I do not understand my own actions. For I do not do what I want, but I do the very thing I hate. Now if I do what I do not want, I agree that the law is good. But in fact it is no longer I that do it, but sin that dwells within me. For I know that nothing good dwells within me, that is, in my flesh. I can will what is right, but I cannot do it.” (Romans 7:15 – 18)

It is refreshing to hear that Paul sees himself clearly, in terms of doing what is right according to the example that Christ set down. It is good for me (and perhaps for you, beloved reader) to keep this in mind when reading other portions of the letter to the Romans, and other letters where Paul gives discourse on how to live out the Christian life. What I appreciate the most is that Paul frustrates himself in his attempts to live according the laws as Jesus Christ and the Divine set them down.

“For I do not do the good I want, but the evil I do not want is what I do. Now if I do what I do not want, it is no longer I that do it, but sin that dwells within me. So I find it to be a law that when I want to do what is good, evil lies close at hand.” (Verses 19 – 21)

That is not to say that I follow completely Paul’s logic; in broad strokes, yes, that evil and sin creeps in where he would rather do righteous and good acts. It is his relationship with the law, and which law he is talking about that confuses me.

“For I delight in the law of God in my inmost self, but I see in my members another law at war with the law of my mind, making me captive to the law of sin that dwells in my members.” (Verse 22 – 23)

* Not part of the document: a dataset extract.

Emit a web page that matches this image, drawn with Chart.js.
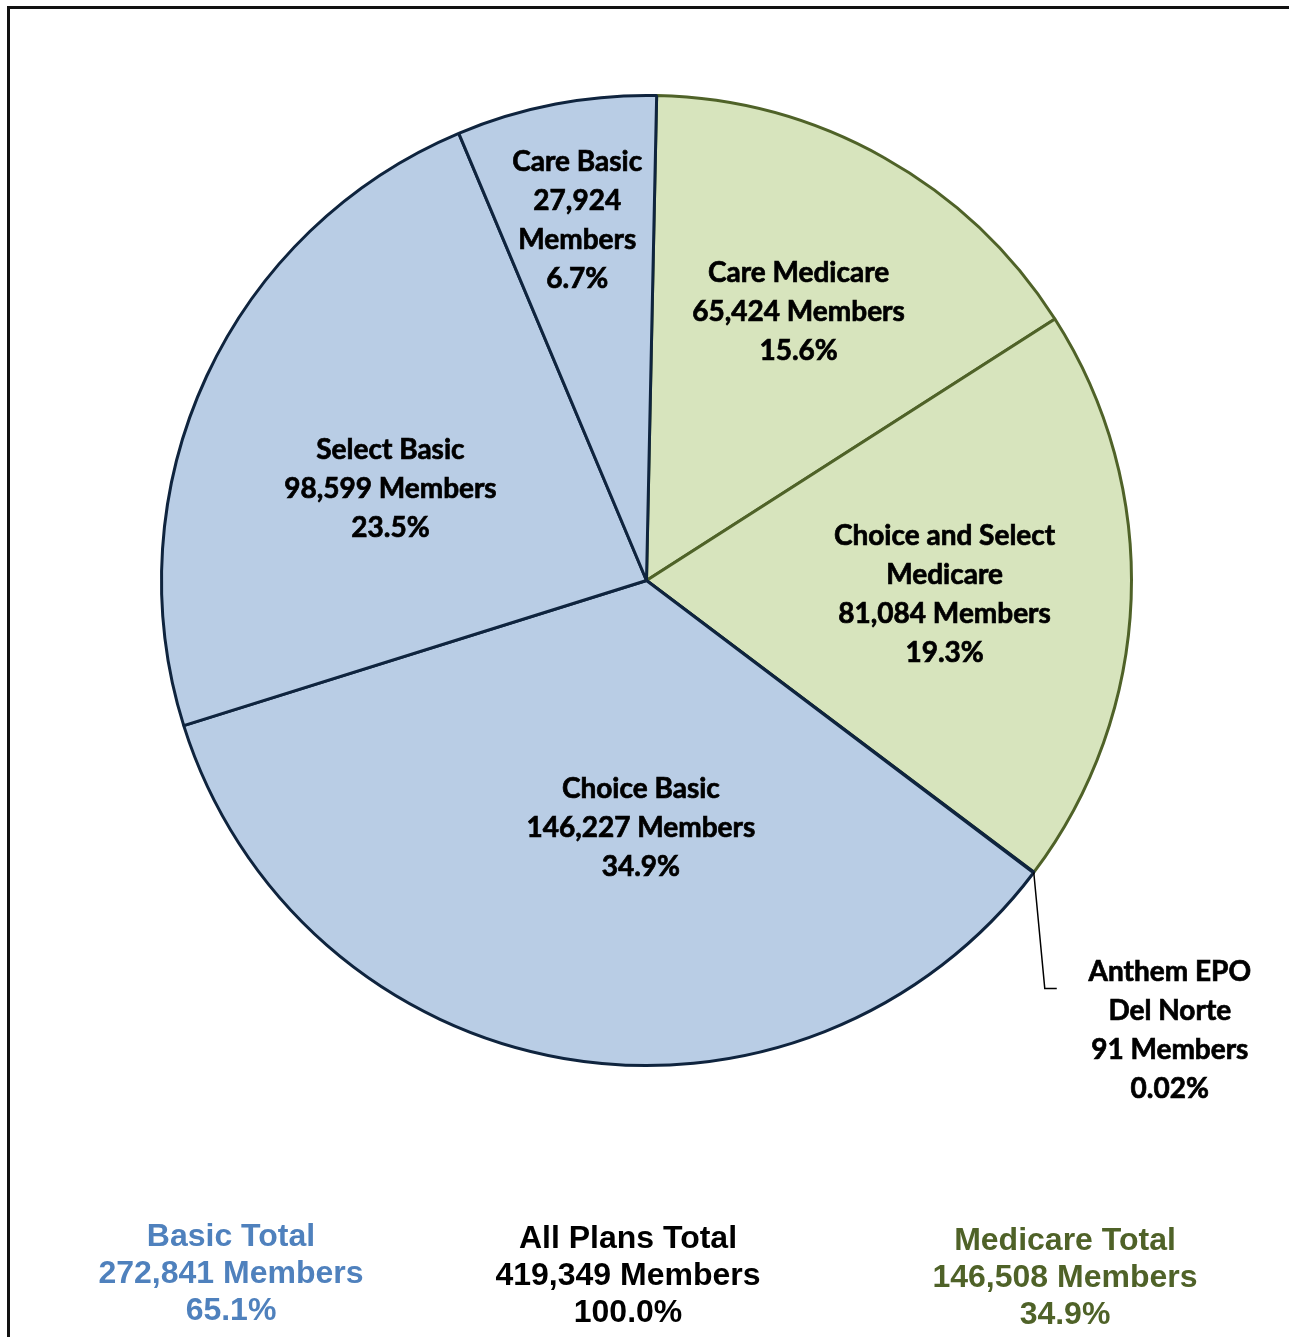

So I have to remind myself that Paul was, in some respects, a student of the law. But it was the established Jewish law that outline what one NOT do, but was less clear on what one should do – I think. So I try to follow along on Paul’s thinking, admiring him for being so up front and forth right concerning where he feels he has failed to live an accountable and authentic Christian life. I have deliberately decided NOT to consult the commentators on this passage. I prefer Paul’s earnest if confusing declaration to the commentators working and re-working Paul’s theology on this matter. And at the end, Paul is clear.

“Wretched man that I am! Who will rescue me from this body of death? Thanks be to God through Jesus Christ our Lord!” (Verses 24 – 25a)

It would be good, beloved reader, if we could all be so honest and open with ourselves and others in terms of living out our Christianity. Shalom & Selah!